PermanentOpenThreshold int
}
Config holds watchdog configuration.
func DefaultConfig ¶
func DefaultConfig() Config
DefaultConfig returns watchdog configuration with defaults.
type EscalationConfig ¶
type EscalationConfig struct {
TelegramBotToken string
TelegramChatID string
SMTPHost string
SMTPPort string
SMTPFrom string
SMTPTo string
SMTPUser string
SMTPPass string
}
EscalationConfig holds TG and SMTP notification settings.
func LoadEscalationConfig ¶
func LoadEscalationConfig() EscalationConfig
LoadEscalationConfig reads escalation config from environment variables.
type Event ¶
type Event struct {
Timestamp time.Time `json:"timestamp"`
Service string `json:"service"`
Action string `json:"action"` // restart, circuit_open, circuit_reset, escalate
Detail string `json:"detail"`
}
Event records a watchdog action.
type Incident ¶
type Incident struct {
ID string `json:"id"`
Service string `json:"service"`
Severity string `json:"severity"` // warning, critical
Action string `json:"action"`
Detail string `json:"detail"`
Timestamp time.Time `json:"timestamp"`
Notified bool `json:"notified"`
}
Incident records a watchdog incident for persistence.
type Metrics ¶
type Metrics struct {
// contains filtered or unexported fields
}
Metrics tracks Prometheus-compatible counters for the watchdog.
func (*Metrics) IncRestart ¶
IncRestart increments the restart counter for a service/result pair.
func (*Metrics) PrometheusText ¶
PrometheusText returns all metrics in Prometheus exposition format.
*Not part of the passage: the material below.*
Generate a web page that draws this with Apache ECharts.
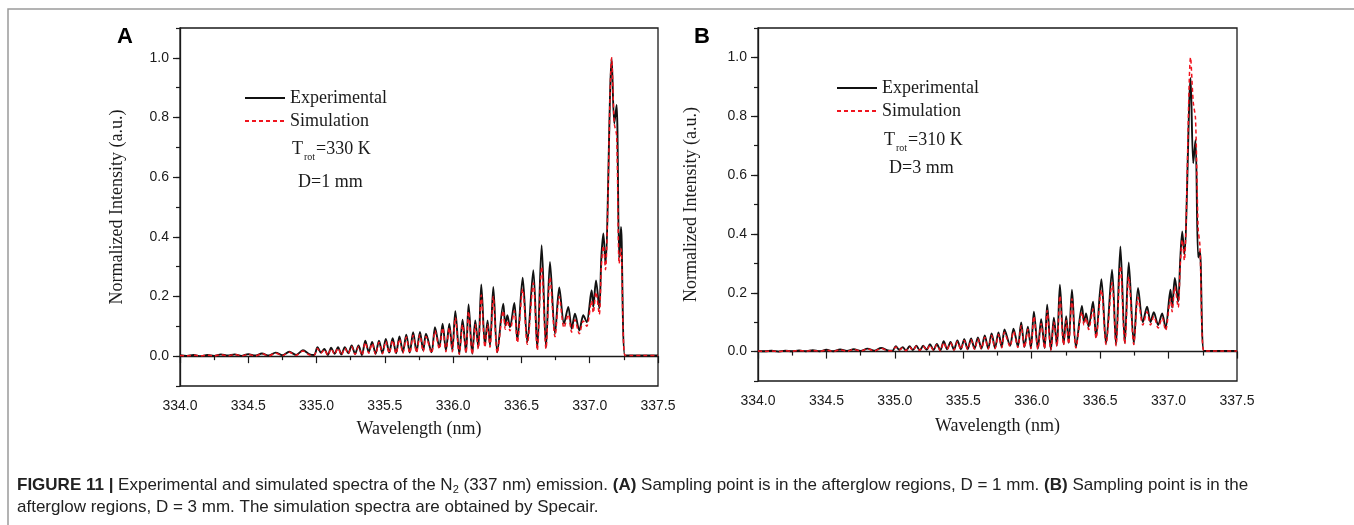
<!DOCTYPE html>
<html lang="en">
<head>
    <meta charset="UTF-8">
    <title>N2 (337 nm) emission spectra</title>
    <script type="text/javascript" src="https://cdn.jsdelivr.net/npm/echarts@6/dist/echarts.min.js"></script>
    <style>
        html, body { margin: 0; padding: 0; background: #fff; }
        #chart { width: 1354px; height: 525px; }
    </style>
</head>
<body>
<div id="chart"></div>
<script type="text/javascript">
    // wavelength grid (nm), shared by both panels: peaks and valleys
    var wl = [
        334.00, 334.05, 334.10, 334.15, 334.20, 334.25, 334.30, 334.35, 334.40, 334.45,
        334.50, 334.55, 334.60, 334.65, 334.70, 334.75, 334.80, 334.85, 334.90, 334.95,
        334.982, 335.007, 335.032, 335.057, 335.082, 335.107, 335.132, 335.157, 335.182, 335.207,
        335.232, 335.257, 335.282, 335.307, 335.332, 335.357, 335.382, 335.407, 335.432, 335.457,
        335.482, 335.507, 335.532, 335.557, 335.582, 335.607, 335.632, 335.657, 335.682, 335.707,
        335.732,
        335.757, 335.781, 335.801, 335.842, 335.867, 335.899, 335.923, 335.947, 335.972, 335.994,
        336.016, 336.045, 336.069, 336.094, 336.113, 336.140, 336.162, 336.184, 336.206, 336.233,
        336.252, 336.270, 336.294, 336.323, 336.367, 336.382, 336.397, 336.416, 336.448, 336.470,
        336.509, 336.543, 336.587, 336.616, 336.648, 336.680, 336.709, 336.746, 336.777, 336.812,
        336.843, 336.868, 336.892, 336.924, 336.953, 336.978,
        337.014, 337.026, 337.046, 337.070, 337.085, 337.100, 337.115, 337.161, 337.180, 337.197,
        337.216, 337.229, 337.258, 337.30, 337.40, 337.50
    ];

    // (A) D = 1 mm
    var expA = [
        0.003, 0.001, 0.004, 0.000, 0.004, 0.001, 0.006, 0.002, 0.006, 0.001,
        0.007, 0.002, 0.009, 0.002, 0.012, 0.003, 0.015, 0.004, 0.020, 0.006,
        0.004, 0.030, 0.012, 0.024, 0.004, 0.028, 0.008, 0.030, 0.006, 0.030,
        0.010, 0.036, 0.008, 0.036, 0.004, 0.052, 0.014, 0.048, 0.008, 0.052,
        0.010, 0.058, 0.012, 0.060, 0.010, 0.066, 0.014, 0.072, 0.012, 0.080,
        0.016,
        0.081, 0.019, 0.075, 0.013, 0.097, 0.030, 0.109, 0.019, 0.109, 0.019,
        0.151, 0.008, 0.122, 0.013, 0.173, 0.008, 0.120, 0.030, 0.240, 0.036,
        0.120, 0.036, 0.232, 0.013, 0.176, 0.103, 0.137, 0.097, 0.178, 0.053,
        0.263, 0.047, 0.288, 0.025, 0.372, 0.030, 0.316, 0.075, 0.230, 0.109,
        0.165, 0.092, 0.142, 0.086, 0.137, 0.114,
        0.221, 0.165, 0.254, 0.160, 0.330, 0.411, 0.310, 0.998, 0.780, 0.842,
        0.330, 0.433, 0.002, 0.002, 0.002, 0.002
    ];
    var simA = [
        0.002, 0.001, 0.003, 0.001, 0.003, 0.001, 0.005, 0.001, 0.006, 0.001,
        0.006, 0.001, 0.008, 0.001, 0.010, 0.002, 0.013, 0.003, 0.017, 0.004,
        0.003, 0.026, 0.010, 0.022, 0.003, 0.025, 0.006, 0.027, 0.004, 0.027,
        0.008, 0.032, 0.006, 0.032, 0.003, 0.046, 0.010, 0.043, 0.006, 0.047,
        0.008, 0.050, 0.010, 0.053, 0.008, 0.058, 0.010, 0.064, 0.010, 0.070,
        0.012,
        0.072, 0.015, 0.066, 0.010, 0.085, 0.024, 0.095, 0.015, 0.095, 0.015,
        0.130, 0.006, 0.105, 0.010, 0.150, 0.006, 0.105, 0.024, 0.205, 0.030,
        0.105, 0.030, 0.200, 0.010, 0.152, 0.090, 0.120, 0.085, 0.152, 0.045,
        0.225, 0.040, 0.245, 0.020, 0.300, 0.025, 0.265, 0.065, 0.200, 0.095,
        0.140, 0.080, 0.122, 0.075, 0.118, 0.100,
        0.185, 0.145, 0.215, 0.140, 0.300, 0.370, 0.290, 1.000, 0.780, 0.740,
        0.310, 0.360, 0.002, 0.002, 0.002, 0.002
    ];

    // (B) D = 3 mm
    var expB = [
        0.002, 0.001, 0.003, 0.000, 0.003, 0.001, 0.004, 0.001, 0.005, 0.001,
        0.006, 0.001, 0.007, 0.002, 0.008, 0.002, 0.010, 0.003, 0.012, 0.004,
        0.003, 0.018, 0.006, 0.015, 0.003, 0.018, 0.005, 0.020, 0.004, 0.020,
        0.006, 0.025, 0.005, 0.026, 0.004, 0.035, 0.008, 0.033, 0.006, 0.038,
        0.008, 0.042, 0.008, 0.045, 0.010, 0.048, 0.010, 0.055, 0.010, 0.062,
        0.012,
        0.065, 0.015, 0.075, 0.020, 0.078, 0.017, 0.099, 0.015, 0.085, 0.012,
        0.136, 0.010, 0.110, 0.012, 0.159, 0.006, 0.115, 0.020, 0.227, 0.025,
        0.120, 0.030, 0.210, 0.015, 0.155, 0.100, 0.130, 0.085, 0.170, 0.050,
        0.246, 0.027, 0.278, 0.023, 0.357, 0.030, 0.303, 0.027, 0.216, 0.100,
        0.153, 0.100, 0.134, 0.090, 0.130, 0.080,
        0.210, 0.150, 0.250, 0.170, 0.310, 0.408, 0.330, 0.930, 0.640, 0.720,
        0.320, 0.340, 0.002, 0.002, 0.002, 0.002
    ];
    var simB = [
        0.002, 0.001, 0.002, 0.000, 0.003, 0.001, 0.004, 0.001, 0.004, 0.001,
        0.005, 0.001, 0.006, 0.001, 0.007, 0.002, 0.009, 0.002, 0.011, 0.003,
        0.003, 0.016, 0.005, 0.013, 0.003, 0.016, 0.004, 0.018, 0.004, 0.018,
        0.005, 0.022, 0.004, 0.023, 0.003, 0.031, 0.007, 0.030, 0.005, 0.034,
        0.007, 0.038, 0.007, 0.040, 0.008, 0.043, 0.009, 0.049, 0.009, 0.055,
        0.010,
        0.058, 0.013, 0.066, 0.017, 0.069, 0.014, 0.088, 0.013, 0.076, 0.010,
        0.120, 0.008, 0.095, 0.010, 0.140, 0.005, 0.100, 0.018, 0.190, 0.022,
        0.105, 0.026, 0.180, 0.012, 0.135, 0.090, 0.115, 0.075, 0.145, 0.045,
        0.210, 0.024, 0.235, 0.020, 0.290, 0.026, 0.255, 0.024, 0.185, 0.090,
        0.135, 0.090, 0.120, 0.080, 0.115, 0.072,
        0.180, 0.135, 0.220, 0.150, 0.290, 0.380, 0.310, 1.000, 0.850, 0.790,
        0.420, 0.360, 0.002, 0.002, 0.002, 0.002
    ];

    var yTicks = [0, 0.2, 0.4, 0.6, 0.8, 1.0];
    var serif = 'Liberation Serif, Times New Roman, serif';
    var sans = 'Liberation Sans, Arial, sans-serif';
    var ink = '#1a1a1a';

    function pairs(vals) {
        return wl.map(function (x, i) { return [x, vals[i]]; });
    }

    function xAx(grid, gap) {
        return {
            gridIndex: grid, type: 'value', min: 334, max: 337.5, interval: 0.5,
            name: 'Wavelength (nm)', nameLocation: 'middle', nameGap: gap,
            nameTextStyle: {fontFamily: serif, fontSize: 18, color: ink},
            axisLine: {lineStyle: {color: ink, width: 1.3}},
            axisTick: {length: 7, lineStyle: {color: ink, width: 1.2}},
            minorTick: {show: true, splitNumber: 2, length: 4, lineStyle: {color: ink, width: 1.2}},
            axisLabel: {margin: 13, fontFamily: sans, fontSize: 14, color: ink,
                formatter: function (v) { return v.toFixed(1); }},
            splitLine: {show: false}
        };
    }

    function yAx(grid, gap) {
        return {
            gridIndex: grid, type: 'value', min: -0.1, max: 1.1, interval: 0.1, position: 'left',
            name: 'Normalized Intensity (a.u.)', nameLocation: 'middle', nameGap: gap,
            nameTextStyle: {fontFamily: serif, fontSize: 18, color: ink},
            axisLine: {show: true, lineStyle: {color: ink, width: 1.3}},
            axisTick: {length: 7, customValues: yTicks, lineStyle: {color: ink, width: 1.2}},
            axisLabel: {margin: 11, fontFamily: sans, fontSize: 14, color: ink, customValues: yTicks,
                formatter: function (v) { return v.toFixed(1); }},
            splitLine: {show: false}
        };
    }

    // short ticks at every 0.1
    function yMinor(grid) {
        return {
            gridIndex: grid, type: 'value', min: -0.1, max: 1.1, interval: 0.1, position: 'left',
            axisLine: {show: false},
            axisTick: {show: true, length: 4, lineStyle: {color: ink, width: 1.2}},
            axisLabel: {show: false},
            splitLine: {show: false}
        };
    }

    function expSeries(x, y, vals) {
        return {
            name: 'Experimental', type: 'line', xAxisIndex: x, yAxisIndex: y,
            data: pairs(vals), showSymbol: false, symbol: 'none', smooth: 0.3,
            lineStyle: {color: '#111', width: 1.9}, itemStyle: {color: '#111'},
            animation: false, z: 2
        };
    }

    function simSeries(x, y, vals) {
        return {
            name: 'Simulation', type: 'line', xAxisIndex: x, yAxisIndex: y,
            data: pairs(vals), showSymbol: false, symbol: 'none', smooth: 0.3,
            lineStyle: {color: '#f0141e', width: 1.5, type: [4, 3]}, itemStyle: {color: '#f0141e'},
            animation: false, z: 3
        };
    }

    function legendAt(left, top) {
        return {
            left: left, top: top, orient: 'vertical', selectedMode: false,
            itemWidth: 40, itemHeight: 14, itemGap: 5, itemStyle: {opacity: 0},
            textStyle: {fontFamily: serif, fontSize: 18, color: ink, lineHeight: 18},
            data: ['Experimental', 'Simulation']
        };
    }

    function note(left, top, text) {
        return {
            left: left, top: top, padding: 0, text: text,
            textStyle: {
                fontFamily: serif, fontSize: 18, fontWeight: 'normal', color: ink,
                rich: {
                    t: {fontFamily: serif, fontSize: 18, color: ink},
                    s: {fontFamily: serif, fontSize: 10, color: ink, padding: [16, 1, 0, 1]}
                }
            }
        };
    }

    var caption = '{b|FIGURE 11 | }Experimental and simulated spectra of the N{s|2} (337 nm) emission. ' +
        '{b|(A)} Sampling point is in the afterglow regions, D = 1 mm. {b|(B)} Sampling point is in the\n' +
        'afterglow regions, D = 3 mm. The simulation spectra are obtained by Specair.';

    var dom = document.getElementById('chart');
    var myChart = echarts.init(dom, null, {renderer: 'canvas'});

    var option = {
        backgroundColor: '#fff',
        animation: false,
        title: [
            {left: 117, top: 26, padding: 0, text: 'A',
                textStyle: {fontFamily: sans, fontSize: 22, fontWeight: 'bold', color: '#000'}},
            {left: 694, top: 26, padding: 0, text: 'B',
                textStyle: {fontFamily: sans, fontSize: 22, fontWeight: 'bold', color: '#000'}},
            note(292, 136, '{t|T}{s|rot}{t|=330 K}'),
            note(298, 173, 'D=1 mm'),
            note(884, 127, '{t|T}{s|rot}{t|=310 K}'),
            note(889, 159, 'D=3 mm'),
            {
                left: 17, top: 474, padding: 0, text: caption,
                textStyle: {
                    fontFamily: sans, fontSize: 17, fontWeight: 'normal', color: '#222', lineHeight: 22,
                    rich: {
                        b: {fontFamily: sans, fontSize: 17, fontWeight: 'bold', color: '#222', lineHeight: 22},
                        s: {fontFamily: sans, fontSize: 11, color: '#222', padding: [9, 0, 0, 0], lineHeight: 22}
                    }
                }
            }
        ],
        legend: [legendAt(239, 84), legendAt(831, 74)],
        grid: [
            {left: 180, top: 28, width: 478, height: 358, show: true, borderColor: ink, borderWidth: 1.3},
            {left: 758, top: 28, width: 479, height: 353, show: true, borderColor: ink, borderWidth: 1.3}
        ],
        xAxis: [xAx(0, 34), xAx(1, 36)],
        yAxis: [yAx(0, 54), yMinor(0), yAx(1, 58), yMinor(1)],
        series: [
            expSeries(0, 0, expA),
            simSeries(0, 0, simA),
            expSeries(1, 2, expB),
            simSeries(1, 2, simB)
        ],
        graphic: [
            {type: 'polyline', silent: true,
                shape: {points: [[8, 525], [8, 9], [1354, 9]]},
                style: {stroke: '#9a9a9a', lineWidth: 1.5, fill: null}}
        ]
    };

    if (option && typeof option === 'object') {
        myChart.setOption(option, true);
    }
</script>
</body>
</html>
func (*Metrics) SetCircuit ¶
SetCircuit sets the circuit state for a service (0=closed, 1=open).
type ServiceCircuit ¶
type ServiceCircuit struct {
Service string `json:"service"`
State CircuitState `json:"state"`
Attempts int `json:"attempts"`
ConsecutiveOpenWindows int `json:"consecutive_open_windows"`
LastRestart time.Time `json:"last_restart"`
WindowStart time.Time `json:"window_start"`
TrippedAt time.Time `json:"tripped_at,omitempty"`
PermanentOpenAt time.Time `json:"permanent_open_at,omitempty"`
}
ServiceCircuit tracks circuit breaker state for one service.
type Status ¶
type Status struct {
Running bool `json:"running"`
Circuits []ServiceCircuit `json:"circuits"`
EventCount int `json:"event_count"`
Since time.Time `json:"since"`
}
Status holds the current watchdog status.
type Watchdog ¶
type Watchdog struct {
// contains filtered or unexported fields
}
Watchdog monitors container health and restarts unhealthy services.
func New ¶
func New(cfg Config, docker health.DockerClient) *Watchdog
New creates a new Watchdog instance.
func (*Watchdog) GetHistory ¶
GetHistory returns watchdog events, optionally filtered by duration.
func (*Watchdog) ResetBreakers ¶
ResetBreakers resets all circuit breakers (including PERMANENT_OPEN) to closed state.
func (*Watchdog) ResetService ¶ added in v1.1.8
ResetService resets a single named service's circuit breaker to closed state. It clears PERMANENT_OPEN state and the consecutive-window counter. Returns false if the service has no tracked circuit.
func (*Watchdog) SaveEvents ¶
SaveEvents persists watchdog events to a JSONL file.